I did well, until June 1st, I got busy. I had deadlines to meet. I had demands on me left and right. I had to get them all done. Unkind people were saying mean things, strangely mean things to me, several people that I trusted so much, one of whom is a Christian women in leadership. They all were tied with cash and did not pay for the work I did.
I took a deep breath and tried to understand. I must. I'm a Christian. I must think with understanding and forgiveness in my heart. I took a deep breath and moved on. I leave them in God's hands. Still, like anyone else, I had my demands that I have to meet. I had deadlines to meet. I didn't even go to sleep for a few nights, so I can complete my tasks and meet the demands from all those people. And, I put off making the rosary. I'm sorry, Lord. Thank You for your forgiveness.
Well, interestingly, looking back, even though I was busy, I got up, got to my rosary making materials. Got them spread out across the tray on the table. The first "Ding" came through my computer. It was the half of the answer that I needed. I went back to the table and continued making my rosary, finished it and the next "Ding" came through. I looked, as I finished my rosary. It was the last 1/2 of my answer that I was looking for. The final piece of the puzzle that I was waiting so long for during those three days, finally arrived as I finished my rosary.

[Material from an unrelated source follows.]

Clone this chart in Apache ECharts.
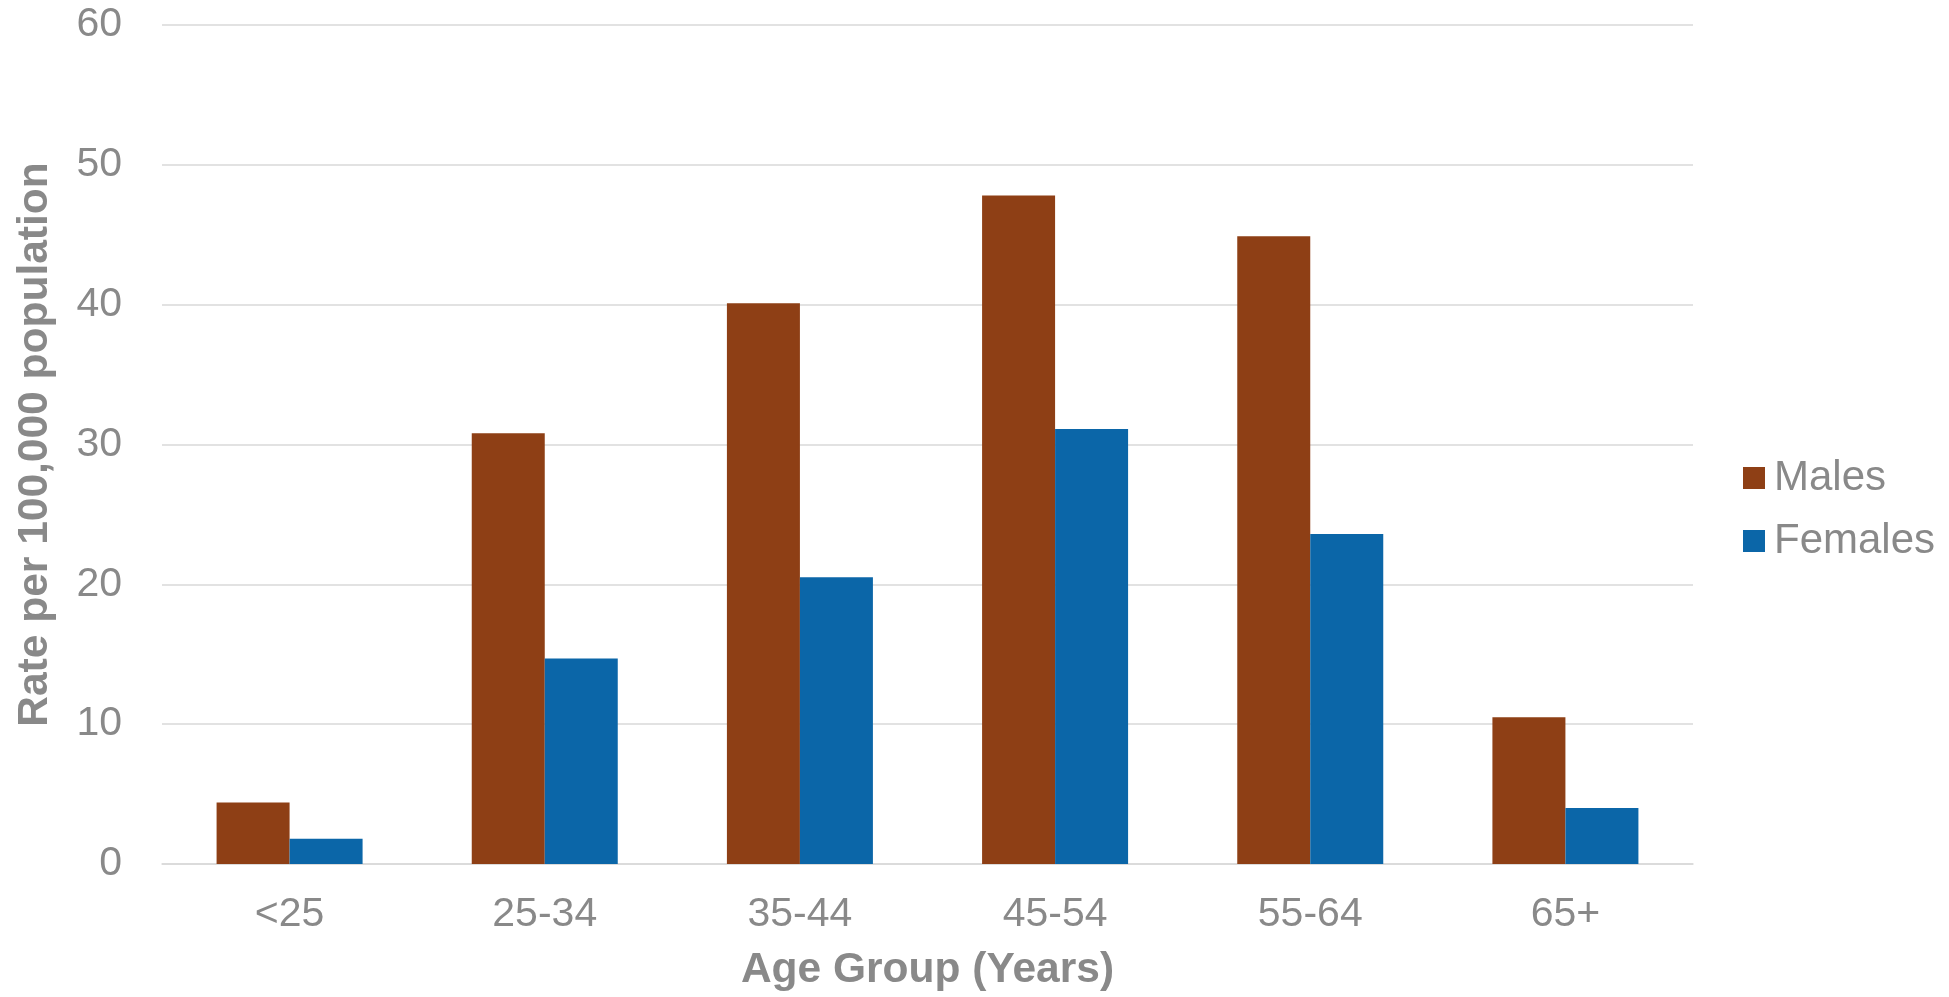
<!DOCTYPE html>
<html>
<head>
<meta charset="utf-8">
<script src="https://cdn.jsdelivr.net/npm/echarts@6/dist/echarts.min.js"></script>
<style>
html,body{margin:0;padding:0;background:#fff;}
#chart{width:1949px;height:997px;}
</style>
</head>
<body>
<div id="chart"></div>
<script>
const categories = ['<25', '25-34', '35-44', '45-54', '55-64', '65+'];
const males = [4.4, 30.8, 40.1, 47.8, 44.9, 10.5];
const females = [1.8, 14.7, 20.5, 31.1, 23.6, 4.0];
const yTicks = { min: 0, max: 60, interval: 10 };

const chart = echarts.init(document.getElementById('chart'), null, { renderer: 'canvas' });
const gray = '#898989';
const font = 'Liberation Sans, Arial, sans-serif';
chart.setOption({
  animation: false,
  backgroundColor: '#ffffff',
  grid: { left: 162, right: 256, top: 25, bottom: 132, containLabel: false },
  legend: {
    orient: 'vertical',
    left: 1738,
    top: 452,
    itemWidth: 22,
    itemHeight: 22,
    itemGap: 21,
    icon: 'rect',
    textStyle: { color: gray, fontSize: 42, fontFamily: font, padding: [0, 0, 0, 4] },
    data: ['Males', 'Females']
  },
  xAxis: {
    type: 'category',
    data: categories,
    name: 'Age Group (Years)',
    nameLocation: 'middle',
    nameGap: 85,
    nameTextStyle: { color: gray, fontSize: 42.5, fontWeight: 'bold', fontFamily: font },
    axisLine: { show: true, lineStyle: { color: '#d9d9d9', width: 1.5 } },
    axisTick: { show: false },
    axisLabel: { color: gray, fontSize: 41, fontFamily: font, margin: 30 }
  },
  yAxis: {
    type: 'value',
    min: yTicks.min,
    max: yTicks.max,
    interval: yTicks.interval,
    name: 'Rate per 100,000 population',
    nameLocation: 'middle',
    nameGap: 105,
    nameTextStyle: { color: gray, fontSize: 42.5, fontWeight: 'bold', fontFamily: font },
    axisLine: { show: false },
    axisTick: { show: false },
    axisLabel: { color: gray, fontSize: 41, fontFamily: font, margin: 40 },
    splitLine: { lineStyle: { color: '#d9d9d9', width: 1.5 } }
  },
  series: [
    { name: 'Males', type: 'bar', data: males, barWidth: 73, barGap: '0%',
      itemStyle: { color: '#8E3F15' } },
    { name: 'Females', type: 'bar', data: females, barWidth: 73, barGap: '0%',
      itemStyle: { color: '#0B66A8' } }
  ]
});
</script>
</body>
</html>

Dear Lord, I'm sorry that I put You off to the side, when I should have kept my promise, as You kept yours every time. Thank You for kindness, guidance and forgiving me.
The rosary that I made was a medium size 4mm white beads for Hail Mary and next size beads for Our Father. All were white beads, except the center piece. It was a silver rose and the cross is a small crucifix made out of pewter, which I paid a $1 for each pewter crucifix several years ago. I had to buy a batch of 65 crucifix crosses in a batch, so I did. So glad I did.
Next day, on June 4th, at the church office, our Monsignor passed by me with a newspaper in his hand talking about something to the person at the reception desk. The small voice in my heart said, 'Give it to Monsignor." I thought to myself, "Na, he's not going to like it. It's a homemade rosary and it's not the best looking rosary. Na, I don't think so."
"Give it to him." the small voice in my heart repeated softly. So, I went up to Monsignor,
"Hi Monsignor, can I give this to you?" I handed the rosary to him and placed it in his palm. I looked at the rosary and was hoping Monsignor liked it.
"Wow, it's beautiful!" Monsignor said. With joy I was surprised, "It is. Thank you." I was happy. Monsignor kept looking at it with a admiring smile and still gazed at the rosary. He then turned to me, looked and said, "Thank you."
"Oh sure, you're welcome. Pray with it." and I moved on to do my task that I was set out to do in the office.
Two days later, at the Sunday mass. Monsignor announced that this is his 45 anniversary as a priest. And that same time next year, he will be retiring and will be moving on to other ministries.
Oh Lord, I understand now, why he was gazing at the rosary. It was intended for him. Thank you, Lord, for Your miracle of love and guidance. Please, dear Lord, let me not worry what people might say or think, but go forth and share the Good News with the world.